四日市に行く用事があり、このついでに関宿を見学してくることにしました。これまで何度も通過する機会がありながら、見学する機会がなかった関宿。聞くところによると、JRの関宿で下車すれば、歩いてすぐのところにかなり魅惑的な町並みが残っているそうな。東海道の宿場町として有名ですが、もっと古代から鈴鹿関として知られていたところ。どんな感じの町並みなのでしょうか。
そういうわけで今回、宿泊はできなかったのですが、見学だけでもしてみようと思い、用事が終わって午後から関宿に向かいました。
まずは四日市駅。大都市の割に何だか“のぺっ”とした感じの駅ですね。
四日市から関西本線に乗り、亀山で乗換。関駅に到着しました。何だかわくわくします。駅中に観光案内所があったので、寄ってみると、おっちゃんが地図をくれて、どれくらい時間があるのか聞いてきます。「1時間くらい」と答えると、それに見合ったコースを教えてくれました。観光案内の地図なども充実しております。

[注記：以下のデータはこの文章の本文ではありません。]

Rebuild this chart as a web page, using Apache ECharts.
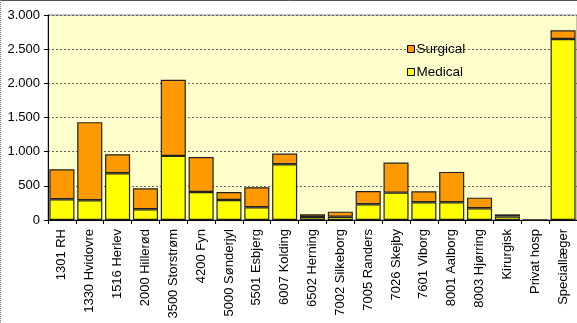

私としては帰りの電車を1本延ばしてもまだ大丈夫なので、もし時間がかかるようであれば、それでもかまわないつもりでした。
駅からまっすぐ歩いていると古びた看板発見。
やや坂を昇る感じで歩いていくと、それらしき通りにつき当たりました。この前の通りが、東海道の宿場町の跡なのでしょう。
通りの両方にこんな感じの町並みが連なっています。どっちに行けばいいのかよくわかりませんでしたが、観光案内所のおっちゃんが「まず東追分に行ってみればいい」といっていたので、東方向をめざします。江戸に戻る方向ですね。
今でも商売をやっている家もあります。
こういう格子や2階の手すりなんかで、かなり凝っている家がいくらでもありました。
やがて道は下り坂に。少し前に降った雪がまだ残っています。通りはあまり人通りがないのですが、狭い道をけっこう車が通るので歩きにくいです。
東追分到着。このへんは東海道と伊勢別街道の分岐点で、常夜灯が残っていました。伊勢別街道方面には大きな鳥居があったのですが、これは式年遷宮の時に伊勢神宮の宇治橋南詰のやつを、移築することになっているそうです。
とにかく東追分を確認したので、次は西をめざします。平日の午後だというのに、観光に来たらしきモノ好きな人もいますね。私も人のことはいえませんが。
本陣跡。ちなみにここの門は近くの延命寺というお寺に移築されていました。
「まちなみ資料館」。近くに町並みを見渡すことができる展望台もありました。
もうひとつ本陣跡発見。本陣がふたつもあったなんて、さすが関宿。脇本陣跡もいくつか見かけました。
橋爪家というかなり渋い家も。今でも人が住んでいるのでしょうか。非常にうらやましいような風情を感じる家です。
このあたりに地図で私が目をつけていた旧旅籠「玉屋」があり、見学できるようになっています。そのへんを写真に撮っていると、自転車で通りがかったおばちゃんが「そうそう、玉屋はちゃんと撮っておいたほうがいいよ」とアドバイスして走り去っていきました。
その玉屋の隣に「石垣屋」という宿もありました。外観は雰囲気のある古さですが旅籠風ではなく、元は商家のように思えます。しかしどうやら宿として営業しているようです。こういうのがあると知っていたらぜひ泊まってみたかった。
開け放してあるので覗いてみると、何だか居心地の良さそうな座敷が連なっていました。今度行くことがあったら、ぜひとも頼んでみたいと思います。
さて玉屋は300円(まちなみ資料館と共通券)で見学できます。
奥に土蔵があり、浮世絵を展示してあるのですが、そこは写真撮影禁止でした。
座敷にあがってみます。欄間の見事さがすごい。「玉屋」は関宿でも名の通った旅籠で、昔は「関で泊まるなら鶴屋か玉屋、まだも泊まるなら会津屋か」と謡われたほどの宿。ちなみに鶴屋は見落としましたが、会津屋は何か商売をやっていました。いずれも建物が残っているというのがすごい。
2階座敷にはお膳が出ていました。今でも十分営業できるような保存状態です。
かなり時間をかけて見学したので、どうやら西追分まで行く時間はなさそう。この先の地蔵堂を見学して駅に戻ることにしました。
駅に戻る途中、名物らしき「志ら玉」というきれいな団子を売っている店があったので、1個だけ買い、あとはひたすら駅へ。駅の商工会議所に売店があって、亀山ローソクがいろいろ売っていたので、チョコドーナツ型のローソクを買ったあたりでちょうど列車が到着しました。
あまりに短時間でもありじっくりと見たとはいえませんが、前から行きたかった関宿をようやく訪問できました。これほどの規模で町並みが保存・整備されているとは思いませんでした。こうやって下見をしておくと、後で実際に泊まる時に役にたったりもするわけです。